INFORMATION SUPPLIED:
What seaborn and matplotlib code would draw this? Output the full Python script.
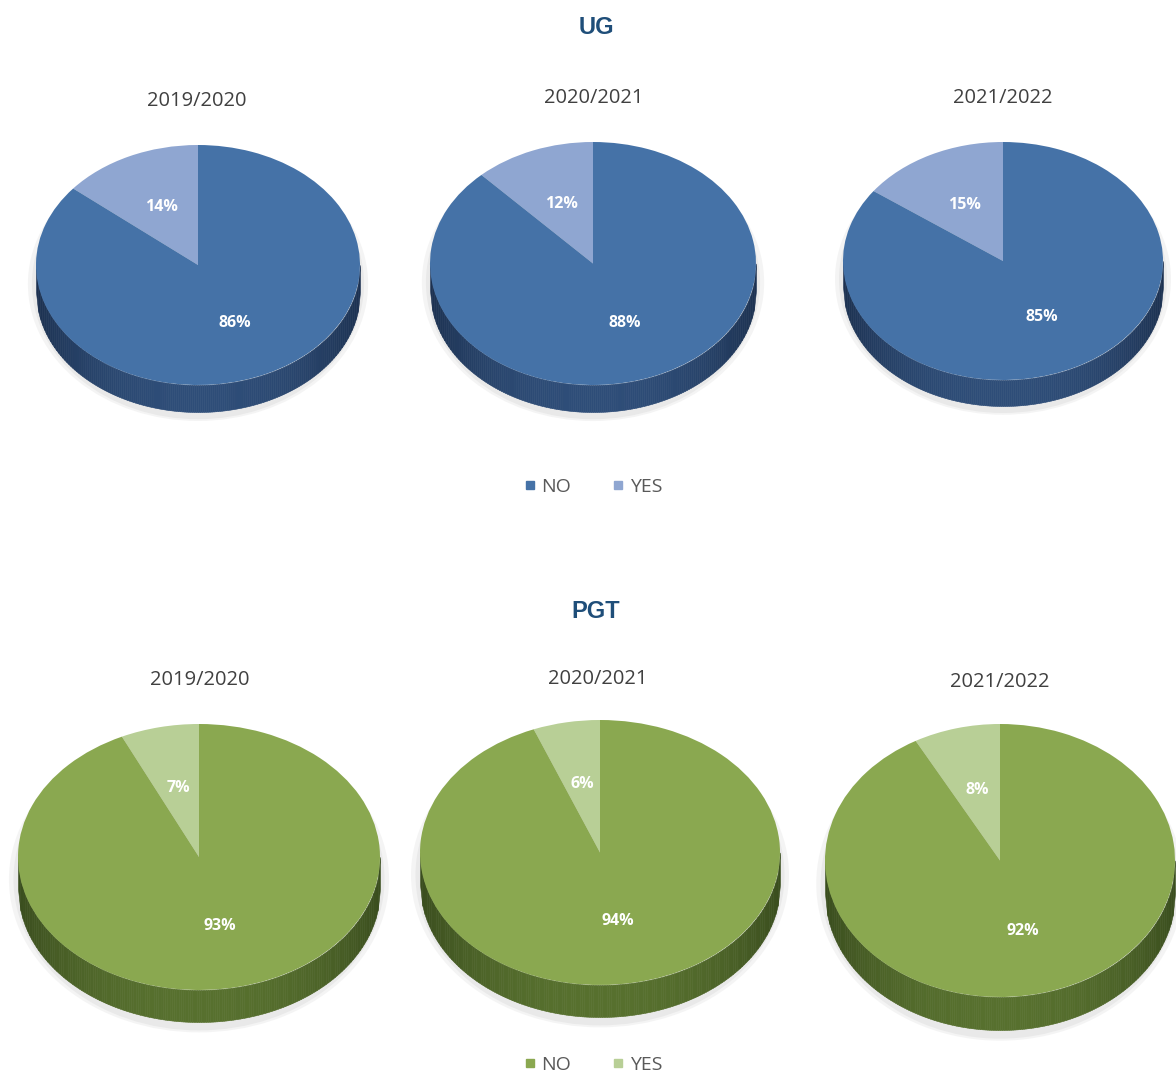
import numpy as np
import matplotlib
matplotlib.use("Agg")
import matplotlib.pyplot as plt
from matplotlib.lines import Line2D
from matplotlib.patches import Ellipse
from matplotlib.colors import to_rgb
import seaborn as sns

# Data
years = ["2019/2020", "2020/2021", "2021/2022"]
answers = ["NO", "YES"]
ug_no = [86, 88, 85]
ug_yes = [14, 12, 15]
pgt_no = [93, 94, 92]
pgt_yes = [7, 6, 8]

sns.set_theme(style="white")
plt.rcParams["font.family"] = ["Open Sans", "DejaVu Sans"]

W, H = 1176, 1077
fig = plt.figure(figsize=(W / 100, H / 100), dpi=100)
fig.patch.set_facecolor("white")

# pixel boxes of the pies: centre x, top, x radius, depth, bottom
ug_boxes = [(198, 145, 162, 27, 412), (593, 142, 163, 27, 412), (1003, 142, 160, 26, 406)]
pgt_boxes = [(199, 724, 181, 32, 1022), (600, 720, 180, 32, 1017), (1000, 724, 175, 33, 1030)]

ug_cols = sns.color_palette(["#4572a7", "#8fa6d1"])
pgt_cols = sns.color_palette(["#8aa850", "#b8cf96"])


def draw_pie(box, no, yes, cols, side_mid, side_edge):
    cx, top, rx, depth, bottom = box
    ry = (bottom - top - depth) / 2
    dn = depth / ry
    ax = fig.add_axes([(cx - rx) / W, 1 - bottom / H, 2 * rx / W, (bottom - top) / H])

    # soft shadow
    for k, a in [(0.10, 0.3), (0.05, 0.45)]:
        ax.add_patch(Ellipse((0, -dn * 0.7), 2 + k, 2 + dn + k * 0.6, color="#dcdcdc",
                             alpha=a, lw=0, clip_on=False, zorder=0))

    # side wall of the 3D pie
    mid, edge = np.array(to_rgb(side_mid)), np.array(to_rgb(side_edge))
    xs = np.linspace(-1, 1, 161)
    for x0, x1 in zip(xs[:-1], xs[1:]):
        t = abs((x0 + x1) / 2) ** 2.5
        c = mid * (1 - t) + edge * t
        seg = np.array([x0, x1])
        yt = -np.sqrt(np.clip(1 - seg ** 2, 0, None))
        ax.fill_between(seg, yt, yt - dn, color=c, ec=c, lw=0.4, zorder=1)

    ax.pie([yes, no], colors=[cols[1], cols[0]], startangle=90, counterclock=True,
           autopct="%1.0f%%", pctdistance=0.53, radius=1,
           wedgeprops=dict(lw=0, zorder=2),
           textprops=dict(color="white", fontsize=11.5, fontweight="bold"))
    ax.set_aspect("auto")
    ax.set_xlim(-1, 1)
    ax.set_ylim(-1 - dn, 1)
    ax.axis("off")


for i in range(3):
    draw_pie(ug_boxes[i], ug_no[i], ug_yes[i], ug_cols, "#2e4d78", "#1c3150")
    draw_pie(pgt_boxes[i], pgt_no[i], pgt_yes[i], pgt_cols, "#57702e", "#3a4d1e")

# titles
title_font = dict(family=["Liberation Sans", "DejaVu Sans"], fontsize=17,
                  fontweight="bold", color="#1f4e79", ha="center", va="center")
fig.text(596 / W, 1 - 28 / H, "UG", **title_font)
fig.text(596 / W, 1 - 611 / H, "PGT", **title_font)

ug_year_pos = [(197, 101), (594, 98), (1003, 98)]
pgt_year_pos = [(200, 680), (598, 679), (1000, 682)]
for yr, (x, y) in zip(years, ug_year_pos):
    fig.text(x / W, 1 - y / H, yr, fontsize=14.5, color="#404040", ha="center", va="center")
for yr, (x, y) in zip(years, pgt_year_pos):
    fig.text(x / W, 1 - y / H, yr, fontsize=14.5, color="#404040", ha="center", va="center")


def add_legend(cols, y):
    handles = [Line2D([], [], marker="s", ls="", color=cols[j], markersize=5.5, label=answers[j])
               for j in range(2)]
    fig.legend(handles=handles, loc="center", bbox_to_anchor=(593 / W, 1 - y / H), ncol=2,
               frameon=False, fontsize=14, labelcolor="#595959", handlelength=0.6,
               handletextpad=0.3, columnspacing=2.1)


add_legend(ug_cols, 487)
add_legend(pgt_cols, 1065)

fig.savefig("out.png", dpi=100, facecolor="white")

STATED EXERCISE: From the listing, extract all text exactly as given and drop any picture.

TASK RESULT:
What seaborn and matplotlib code would draw this? Output the full Python script.
import numpy as np
import matplotlib
matplotlib.use("Agg")
import matplotlib.pyplot as plt
from matplotlib.lines import Line2D
from matplotlib.patches import Ellipse
from matplotlib.colors import to_rgb
import seaborn as sns

# Data
years = ["2019/2020", "2020/2021", "2021/2022"]
answers = ["NO", "YES"]
ug_no = [86, 88, 85]
ug_yes = [14, 12, 15]
pgt_no = [93, 94, 92]
pgt_yes = [7, 6, 8]

sns.set_theme(style="white")
plt.rcParams["font.family"] = ["Open Sans", "DejaVu Sans"]

W, H = 1176, 1077
fig = plt.figure(figsize=(W / 100, H / 100), dpi=100)
fig.patch.set_facecolor("white")

# pixel boxes of the pies: centre x, top, x radius, depth, bottom
ug_boxes = [(198, 145, 162, 27, 412), (593, 142, 163, 27, 412), (1003, 142, 160, 26, 406)]
pgt_boxes = [(199, 724, 181, 32, 1022), (600, 720, 180, 32, 1017), (1000, 724, 175, 33, 1030)]

ug_cols = sns.color_palette(["#4572a7", "#8fa6d1"])
pgt_cols = sns.color_palette(["#8aa850", "#b8cf96"])


def draw_pie(box, no, yes, cols, side_mid, side_edge):
    cx, top, rx, depth, bottom = box
    ry = (bottom - top - depth) / 2
    dn = depth / ry
    ax = fig.add_axes([(cx - rx) / W, 1 - bottom / H, 2 * rx / W, (bottom - top) / H])

    # soft shadow
    for k, a in [(0.10, 0.3), (0.05, 0.45)]:
        ax.add_patch(Ellipse((0, -dn * 0.7), 2 + k, 2 + dn + k * 0.6, color="#dcdcdc",
                             alpha=a, lw=0, clip_on=False, zorder=0))

    # side wall of the 3D pie
    mid, edge = np.array(to_rgb(side_mid)), np.array(to_rgb(side_edge))
    xs = np.linspace(-1, 1, 161)
    for x0, x1 in zip(xs[:-1], xs[1:]):
        t = abs((x0 + x1) / 2) ** 2.5
        c = mid * (1 - t) + edge * t
        seg = np.array([x0, x1])
        yt = -np.sqrt(np.clip(1 - seg ** 2, 0, None))
        ax.fill_between(seg, yt, yt - dn, color=c, ec=c, lw=0.4, zorder=1)

    ax.pie([yes, no], colors=[cols[1], cols[0]], startangle=90, counterclock=True,
           autopct="%1.0f%%", pctdistance=0.53, radius=1,
           wedgeprops=dict(lw=0, zorder=2),
           textprops=dict(color="white", fontsize=11.5, fontweight="bold"))
    ax.set_aspect("auto")
    ax.set_xlim(-1, 1)
    ax.set_ylim(-1 - dn, 1)
    ax.axis("off")


for i in range(3):
    draw_pie(ug_boxes[i], ug_no[i], ug_yes[i], ug_cols, "#2e4d78", "#1c3150")
    draw_pie(pgt_boxes[i], pgt_no[i], pgt_yes[i], pgt_cols, "#57702e", "#3a4d1e")

# titles
title_font = dict(family=["Liberation Sans", "DejaVu Sans"], fontsize=17,
                  fontweight="bold", color="#1f4e79", ha="center", va="center")
fig.text(596 / W, 1 - 28 / H, "UG", **title_font)
fig.text(596 / W, 1 - 611 / H, "PGT", **title_font)

ug_year_pos = [(197, 101), (594, 98), (1003, 98)]
pgt_year_pos = [(200, 680), (598, 679), (1000, 682)]
for yr, (x, y) in zip(years, ug_year_pos):
    fig.text(x / W, 1 - y / H, yr, fontsize=14.5, color="#404040", ha="center", va="center")
for yr, (x, y) in zip(years, pgt_year_pos):
    fig.text(x / W, 1 - y / H, yr, fontsize=14.5, color="#404040", ha="center", va="center")


def add_legend(cols, y):
    handles = [Line2D([], [], marker="s", ls="", color=cols[j], markersize=5.5, label=answers[j])
               for j in range(2)]
    fig.legend(handles=handles, loc="center", bbox_to_anchor=(593 / W, 1 - y / H), ncol=2,
               frameon=False, fontsize=14, labelcolor="#595959", handlelength=0.6,
               handletextpad=0.3, columnspacing=2.1)


add_legend(ug_cols, 487)
add_legend(pgt_cols, 1065)

fig.savefig("out.png", dpi=100, facecolor="white")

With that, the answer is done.